I am not Mary fucking Poppins.

I am a bike racer. A weekend warrior who uses his commute to stack up valuable training time. I’m capable of propelling  my bike  at well over 50km/h in a flat sprint. I spend inordinate amounts of money to ensure that my bike is a light, streamlined, minimalist racing weapon. I will not fit it with a bell any more than I will fit it with spokey dokeys and a pair of stabilisers. I will fit it with lights, though, because lights are a safety feature.

And on the subject of safety, there are actual safety-related reasons why I won’t use a bell. And to examine those, we must go back into the mists of time.

When I was but a young whippersnapper, thrashing a Raleigh Grifter around the streets of my home town, I used to ride, on a semi-regular basis, along the seafront from Swansea to Mumbles. Nice path, that. A typical shared path not unlike the Cook’s River cycleway I was on this morning. My Raleigh Grifter was fitted with a bell, as well as a playing-card-and-clothes-peg affair that rubbed against the spokes and made a vroooooooom noise as I pedalled. I was a kid. Shut up.

Now, when I approached pedestrians, I would ring my bell in a clear fashion, announcing my presence. “Ding ding” it would say. “Ding ding”.
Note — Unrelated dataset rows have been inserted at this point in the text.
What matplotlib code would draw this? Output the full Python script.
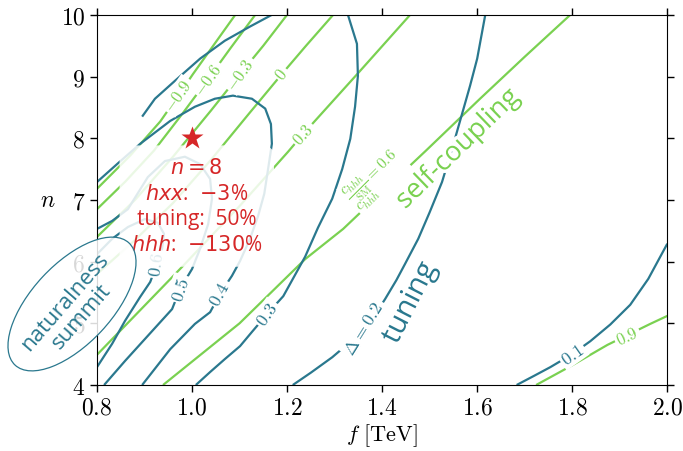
import matplotlib
matplotlib.use("Agg")
import matplotlib.pyplot as plt
import matplotlib.patheffects as pe
from matplotlib.patches import Ellipse

plt.rcParams['font.family'] = 'serif'
plt.rcParams['font.serif'] = ['cmr10']
plt.rcParams['mathtext.fontset'] = 'cm'
plt.rcParams['axes.formatter.use_mathtext'] = True

teal = '#2a788e'
green = '#7ad151'
red = '#d62728'
sans = 'Open Sans'

# self-coupling ratio c_hhh / c_hhh^SM, contour lines in the (f, n) plane
hhh_m09 = [(1.091, 10.0), (1.04, 9.45), (1.002, 9.04), (0.971, 8.69), (0.933, 8.27),
           (0.87, 7.72), (0.80, 7.18)]
hhh_m06 = [(1.133, 10.0), (1.08, 9.45), (1.034, 8.96), (0.98, 8.40), (0.92, 7.80),
           (0.86, 7.30), (0.80, 6.85)]
hhh_m03 = [(1.200, 10.0), (1.15, 9.50), (1.101, 9.04), (1.04, 8.45), (0.96, 7.70),
           (0.88, 7.00), (0.80, 6.40)]
hhh_0 = [(1.297, 10.0), (1.24, 9.50), (1.189, 9.04), (1.12, 8.40), (1.04, 7.65),
         (0.96, 6.95), (0.88, 6.35), (0.80, 5.80)]
hhh_p03 = [(1.459, 10.0), (1.35, 9.06), (1.234, 8.07), (1.202, 7.78), (1.10, 6.90),
           (0.981, 5.93), (0.80, 4.49)]
hhh_p06 = [(1.796, 10.0), (1.70, 9.32), (1.606, 8.64), (1.491, 7.79), (1.40, 7.13),
           (1.318, 6.53), (1.238, 6.04), (1.10, 5.00), (0.939, 4.0)]
hhh_p09 = [(1.724, 4.0), (1.80, 4.32), (1.874, 4.65), (1.964, 4.99), (2.0, 5.12)]
hhh_lines = [hhh_m09, hhh_m06, hhh_m03, hhh_0, hhh_p03, hhh_p06, hhh_p09]

# tuning Delta, contour lines
tun_01 = [(1.683, 4.0), (1.72, 4.15), (1.754, 4.29), (1.80, 4.50), (1.838, 4.71),
          (1.88, 4.98), (1.922, 5.30), (1.96, 5.72), (2.0, 6.29)]
tun_02 = [(1.212, 4.0), (1.25, 4.20), (1.295, 4.45), (1.33, 4.68), (1.362, 4.92),
          (1.39, 5.20), (1.406, 5.39), (1.43, 5.70), (1.448, 5.96), (1.476, 6.37),
          (1.50, 6.80), (1.526, 7.29), (1.548, 7.85), (1.568, 8.39), (1.585, 8.85),
          (1.600, 9.29), (1.617, 10.0)]
tun_03 = [(1.008, 4.0), (1.038, 4.21), (1.069, 4.42), (1.101, 4.63), (1.126, 4.86),
          (1.158, 5.15), (1.192, 5.44), (1.238, 6.08), (1.265, 6.55), (1.295, 7.02),
          (1.316, 7.50), (1.333, 7.99), (1.343, 8.51), (1.349, 9.01), (1.347, 9.53),
          (1.328, 10.0)]
tun_03b = [(1.168, 10.0), (1.122, 9.81), (1.069, 9.58), (1.017, 9.29), (0.964, 8.93),
           (0.922, 8.64), (0.895, 8.35)]
tun_04 = [(0.895, 4.0), (0.954, 4.58), (1.006, 4.99), (1.038, 5.18), (1.059, 5.48),
          (1.084, 5.77), (1.101, 6.01), (1.122, 6.37), (1.139, 6.74), (1.152, 7.10),
          (1.160, 7.50), (1.168, 7.91), (1.166, 8.23), (1.154, 8.48), (1.126, 8.64),
          (1.086, 8.69), (1.048, 8.64), (1.006, 8.51), (0.954, 8.28), (0.891, 7.91),
          (0.848, 7.62), (0.800, 7.29)]
tun_05 = [(0.815, 4.0), (0.859, 4.39), (0.912, 4.84), (0.958, 5.23), (0.975, 5.56),
          (1.000, 5.88), (1.017, 6.21), (1.034, 6.61), (1.042, 7.02), (1.038, 7.34),
          (1.017, 7.58), (0.985, 7.70), (0.943, 7.63), (0.907, 7.37), (0.865, 6.85),
          (0.832, 6.66), (0.800, 6.53)]
tun_06 = [(0.800, 4.29), (0.832, 4.67), (0.859, 5.04), (0.891, 5.43), (0.912, 5.67),
          (0.926, 5.96), (0.937, 6.21), (0.941, 6.45), (0.928, 6.63), (0.901, 6.69),
          (0.865, 6.56), (0.832, 6.37), (0.800, 6.12)]
tun_lines = [tun_01, tun_02, tun_03, tun_03b, tun_04, tun_05, tun_06]

# inline contour labels: text, position (f, n), angle on screen
hhh_labels = [('$-0.9$', 0.971, 8.69, 55), ('$-0.6$', 1.034, 8.96, 55),
              ('$-0.3$', 1.101, 9.04, 55), ('$0$', 1.189, 9.04, 52),
              ('$0.3$', 1.234, 8.07, 48), ('$0.9$', 1.916, 4.79, 25)]
tun_labels = [('$0.1$', 1.80, 4.50, 35), (r'$\Delta = 0.2$', 1.362, 4.92, 58),
              ('$0.3$', 1.158, 5.15, 55), ('$0.4$', 1.059, 5.48, 62),
              ('$0.5$', 0.975, 5.56, 72), ('$0.6$', 0.926, 5.96, 82)]

# benchmark point
bench_f, bench_n = 1.0, 8.0

fig = plt.figure(figsize=(6.83, 4.52), dpi=100)
ax = fig.add_axes([0.142, 0.146, 0.835, 0.819])

for pts in hhh_lines:
    fs, ns = zip(*pts)
    ax.plot(fs, ns, color=green, lw=1.6, zorder=2, solid_capstyle='butt')
for pts in tun_lines:
    fs, ns = zip(*pts)
    ax.plot(fs, ns, color=teal, lw=1.6, zorder=2, solid_capstyle='butt',
            solid_joinstyle='round')

gap = dict(boxstyle='square,pad=0.12', fc='white', ec='none')
for txt, x, y, rot in hhh_labels:
    ax.text(x, y, txt, color=green, fontsize=12, rotation=rot, ha='center', va='center',
            rotation_mode='anchor', bbox=gap, zorder=3)
for txt, x, y, rot in tun_labels:
    ax.text(x, y, txt, color=teal, fontsize=13, rotation=rot, ha='center', va='center',
            rotation_mode='anchor', bbox=gap, zorder=3)
ax.text(1.385, 7.34, r'$\dfrac{c_{hhh}}{c_{hhh}^{\mathrm{SM}}} = 0.6$', color=green,
        fontsize=11, rotation=45, ha='center', va='center', rotation_mode='anchor',
        bbox=gap, zorder=3)

halo = [pe.withStroke(linewidth=5, foreground='white')]
ax.text(1.56, 7.83, 'self-coupling', family=sans, color=green, fontsize=19.5,
        rotation=44, ha='center', va='center', rotation_mode='anchor',
        path_effects=halo, zorder=4)
ax.text(1.458, 5.33, 'tuning', family=sans, color=teal, fontsize=21,
        rotation=63, ha='center', va='center', rotation_mode='anchor',
        path_effects=halo, zorder=4)

ax.text(1.01, 6.90, '$n = 8$\n$hxx$:  $-3$%\ntuning:  50%\n$hhh$:  $-130$%',
        family=sans, math_fontfamily='dejavusans', color=red, fontsize=15,
        ha='center', va='center', linespacing=1.3, zorder=5,
        bbox=dict(boxstyle='round,pad=0.55', fc='white', ec='none', alpha=0.85))
ax.plot([bench_f], [bench_n], marker='*', color=red, ms=17, mec='none', zorder=6)

ax.set_xlim(0.8, 2.0)
ax.set_ylim(4, 10)
ax.set_xticks([0.8, 1.0, 1.2, 1.4, 1.6, 1.8, 2.0])
ax.set_yticks([4, 5, 6, 7, 8, 9, 10])
ax.tick_params(direction='out', length=5, width=1, labelsize=17,
               top=True, right=True)
ax.set_xlabel(r'$f\ [\mathrm{TeV}]$', fontsize=16, labelpad=2)
ax.set_ylabel('$n$', fontsize=17, rotation=0, labelpad=9, va='center')

summit = Ellipse((0.72, 1.47), 1.67, 0.80, angle=47, transform=fig.dpi_scale_trans,
                 fc=(1, 1, 1, 0.85), ec=teal, lw=0.9, zorder=3)
fig.add_artist(summit)
fig.text(0.73 / 6.83, 1.43 / 4.52, 'naturalness\nsummit', family=sans, color=teal,
         fontsize=16, rotation=49, ha='center', va='center', rotation_mode='anchor',
         linespacing=1.05, zorder=4)

fig.savefig('out.png', dpi=100)
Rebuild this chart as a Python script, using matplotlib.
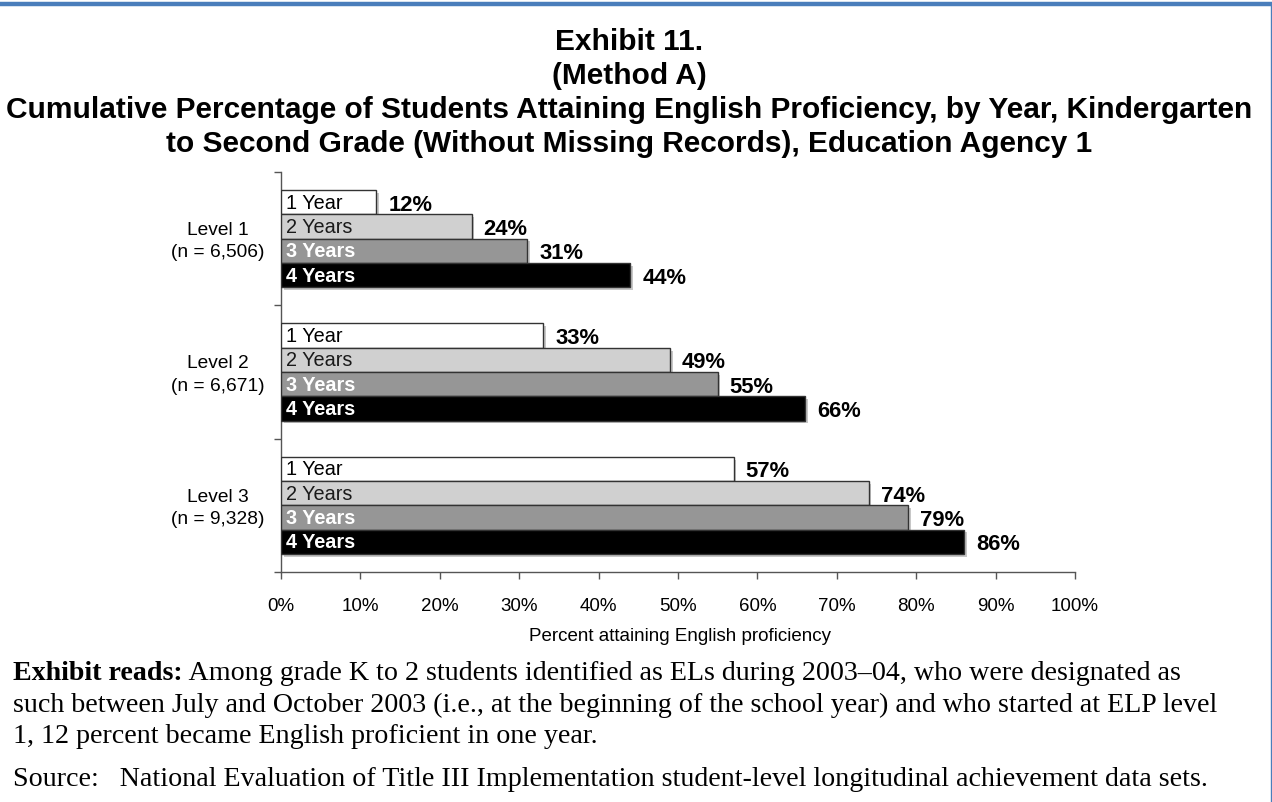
import matplotlib
matplotlib.use("Agg")
import matplotlib.pyplot as plt
import matplotlib.patheffects as pe
import numpy as np

# ---- data ----
levels = ["Level 1\n(n = 6,506)", "Level 2\n(n = 6,671)", "Level 3\n(n = 9,328)"]
series_names = ["1 Year", "2 Years", "3 Years", "4 Years"]
year1 = [12, 33, 57]
year2 = [24, 49, 74]
year3 = [31, 55, 79]
year4 = [44, 66, 86]
x_ticks = [0, 10, 20, 30, 40, 50, 60, 70, 80, 90, 100]
x_tick_labels = [f"{v}%" for v in x_ticks]

title_lines = [
    "Exhibit 11.",
    "(Method A)",
    "Cumulative Percentage of Students Attaining English Proficiency, by Year, Kindergarten",
    "to Second Grade (Without Missing Records), Education Agency 1",
]
x_label = "Percent attaining English proficiency"
reads_bold = "Exhibit reads:"
reads_lines = [
    " Among grade K to 2 students identified as ELs during 2003\u201304, who were designated as",
    "such between July and October 2003 (i.e., at the beginning of the school year) and who started at ELP level",
    "1, 12 percent became English proficient in one year.",
]
source_text = "Source:   National Evaluation of Title III Implementation student-level longitudinal achievement data sets."

# ---- style ----
W, H = 1272, 803
fills = ["#FFFFFF", "#D0D0D0", "#969696", "#000000"]
inner_colors = ["#000000", "#1a1a1a", "#FFFFFF", "#FFFFFF"]
inner_weights = ["normal", "normal", "bold", "bold"]
sans = "Liberation Sans"
serif = "Liberation Serif"

fig = plt.figure(figsize=(W / 100, H / 100), dpi=100)
fig.patch.set_facecolor("white")

def fy(px):
    return 1 - px / H

def fx(px):
    return px / W

# frame: blue top rule and right edge
fig.add_artist(plt.Line2D([0, 1], [fy(5), fy(5)], color="#4A7EBB", lw=3.2,
                          transform=fig.transFigure))
fig.add_artist(plt.Line2D([fx(1270.5), fx(1270.5)], [fy(5), 0], color="#4A7EBB", lw=1.0,
                          transform=fig.transFigure))

# title
title_baselines = [50, 84, 118, 152]
for line, yb in zip(title_lines, title_baselines):
    fig.text(fx(629), fy(yb), line, ha="center", va="baseline",
             fontsize=21.5, fontweight="bold", family=sans)

# axes
ax_left, ax_right, ax_top, ax_bottom = 281, 1075, 173, 573
ax = fig.add_axes([fx(ax_left), fy(ax_bottom), fx(ax_right - ax_left), (ax_bottom - ax_top) / H])

series = [year1, year2, year3, year4]
n_groups = len(levels)
bar_h = 0.182
y_idx = np.arange(n_groups)
shadow = [pe.SimplePatchShadow(offset=(2.0, -2.0), shadow_rgbFace="#000000", alpha=0.22), pe.Normal()]

for k, (vals, name) in enumerate(zip(series, series_names)):
    ypos = y_idx + (k - 1.5) * bar_h
    bars = ax.barh(ypos, vals, height=bar_h, color=fills[k], edgecolor="#333333",
                   linewidth=1.0, zorder=3)
    for b in bars:
        b.set_path_effects(shadow)
    for yv, v in zip(ypos, vals):
        ax.annotate(name, xy=(0, yv), xytext=(5, 0), textcoords="offset pixels",
                    ha="left", va="center", fontsize=14.3, color=inner_colors[k],
                    fontweight=inner_weights[k], family=sans, zorder=4)
        ax.annotate(f"{v}%", xy=(v, yv), xytext=(12, -2), textcoords="offset pixels",
                    ha="left", va="center", fontsize=15.8, fontweight="bold",
                    family=sans, color="black", zorder=4)

ax.set_xlim(0, 100)
ax.set_ylim(n_groups - 0.5, -0.5)
ax.set_xticks(x_ticks)
ax.set_xticklabels(x_tick_labels, fontsize=13.5, family=sans)
ax.set_yticks(np.arange(n_groups + 1) - 0.5)
ax.set_yticklabels([])
ax.tick_params(axis="x", direction="out", length=5, width=1, color="#555555", pad=13)
ax.tick_params(axis="y", direction="out", length=5, width=1, color="#555555")
for s in ["top", "right"]:
    ax.spines[s].set_visible(False)
for s in ["left", "bottom"]:
    ax.spines[s].set_color("#555555")
    ax.spines[s].set_linewidth(1)

for i, lab in enumerate(levels):
    ax.annotate(lab, xy=(0, i), xycoords=("axes fraction", "data"),
                xytext=(-63, -2), textcoords="offset pixels",
                ha="center", va="center", fontsize=13.8, family=sans,
                linespacing=1.4)

fig.text(fx(680), fy(637), x_label, ha="center", va="center", fontsize=13.5, family=sans)

# exhibit reads paragraph
body_size = 20.2
t_bold = fig.text(fx(13), fy(680), reads_bold, ha="left", va="baseline",
                  fontsize=body_size, fontweight="bold", family=serif)
fig.canvas.draw()
r = fig.canvas.get_renderer()
bb = t_bold.get_window_extent(renderer=r)
fig.text(bb.x1 / W, fy(680), reads_lines[0], ha="left", va="baseline",
         fontsize=body_size, family=serif)
for line, yb in zip(reads_lines[1:], [712, 743]):
    fig.text(fx(13), fy(yb), line, ha="left", va="baseline", fontsize=body_size, family=serif)
fig.text(fx(13), fy(786), source_text, ha="left", va="baseline", fontsize=body_size, family=serif)

fig.savefig("out.png", dpi=100, facecolor="white")
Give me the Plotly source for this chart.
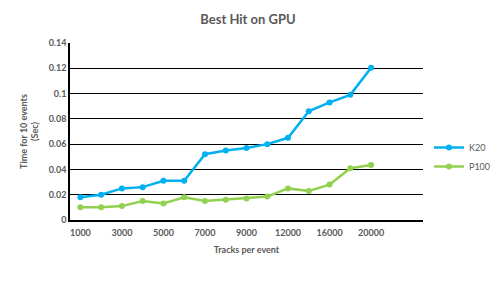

And one of four things would happen.

1. The pedestrian would move slightly to the left, allowing me, the cyclist, to pass safely to his or her right

2. The pedestrian would continue on in a more-or-less straight line, allowing me the cyclist to pass slightly less safely but nevertheless safely to his or her right

That’s two things. Two safe things. Two nice outcomes to an interaction. So far so good. But I said there were four things, right?

3. The pedestrian would panic or become confused, wavering uncertainly between moving left or right, forcing me to brake and/or take evasive action

4. The pedestrian would move unexpectedly to the right, into my path, causing an unavoidable accident

Depressed lemming just wants to be left alone with his pain

Now the proportion at which these events would occur is pretty much in the order stated. Mostly, people moved left. A few other people would just carry on. A small but non-trivial number would panic – though small groups of people tended to show this behaviour most often – and a still smaller, but still non-trivial number would blindly leap under my wheels like a lemming with a brain chemistry problem who’s just been through a really bad breakup and just can’t go on any more.

So I started calling out to people to keep left instead. And it seemed to help. I seemed to get higher proportions of 1 & 2, and less of 3 & 4.

And of course, if we still lived in the utopian 1970s and 80s of my childhood, that would be what we’re looking at now, too. A small but definitely non-trivial number of people reacting to a bell in a dangerous fashion, causing me sufficient concern that I would never – ever – want to use a bell again.

But in the early 1980s, Sony released the Walkman.

That should have been the death-knell of the cycle bell.

Suddenly, walkers, joggers and rollerskaters were walking, jogging and rollerskating in a private soundscape of their own choosing. The universe outside their flimsy, spongy over-the-headphones no longer existed, acoustically speaking. The proportions of responses to a bell or a friendly shout began to morph. The dominant paradigm became people who don’t move at all, with unpredictability becoming probably the second most dominant. More importantly, it is possible to hear a bell through headphone-induced noise, but only from much closer quarters. So reaction times are shorter and the number of potential accidents leaped. The numbers of people in group three increased sharply as panic at a nearby “DING DING” took over from considered responses to a distant “ding ding”. It became depressingly common to have pedestrians throwing themselves under the wheels. And cyclists stopped using bells in response, the bell began to die out, and the effect of the few remaining bells was further diminished by their very scarcity.

But I was growing up and tending not to ride on shared paths as much any more.  I was out playing in the traffic and town planners didn’t much give a crap for cyclists anyway, so my time on shared infrastructure was vanishingly low. I pretty much didn’t notice and didn’t care. And anyway, you could see the old over-the-head walkman headphones from behind and ride accordingly.

Nowadays, of course, it’s not just the humble walkman we have to contend with. On Pyrmont Bridge on a typical morning, upwards of 75% of people will be either listening to, talking on or fiddling with a smartphone of some description while walking. And this bridge has been designated a shared zone by the City of Sydney, who I have to admit, didn’t have much choice in the matter, geographically speaking.

So what happens on Pyrmont Bridge and the other shared zones scattered around Sydney? Well, cyclists do their best to weave amongst the oblivious masses. Some ding bells, to little or no effect. Others shout instructions, to little or no effect. Most just muddle on through. It’s not an ideal situation, but it’s also not a situation that’s helped in any way by pedestrians acting  unpredictably when something goes “ding ding” or not reacting at all to the world around them. What is clear is that a bell does not help either cyclists or pedestrians in any measurable way.

Basically, the era of the cycle bell is gone. It’s expired and gone to meet it’s maker. It’s dead.

Yet still, there’s a rule on the books in NSW that says I must have a bell.

What exactly I must have a bell for is, given the reasons outlined above, something of a mystery. But there you go. There are probably rules on the books that say I should give a Bushel of best barleycorns to the poor on St Swithins day too, and I ain’t doing that either.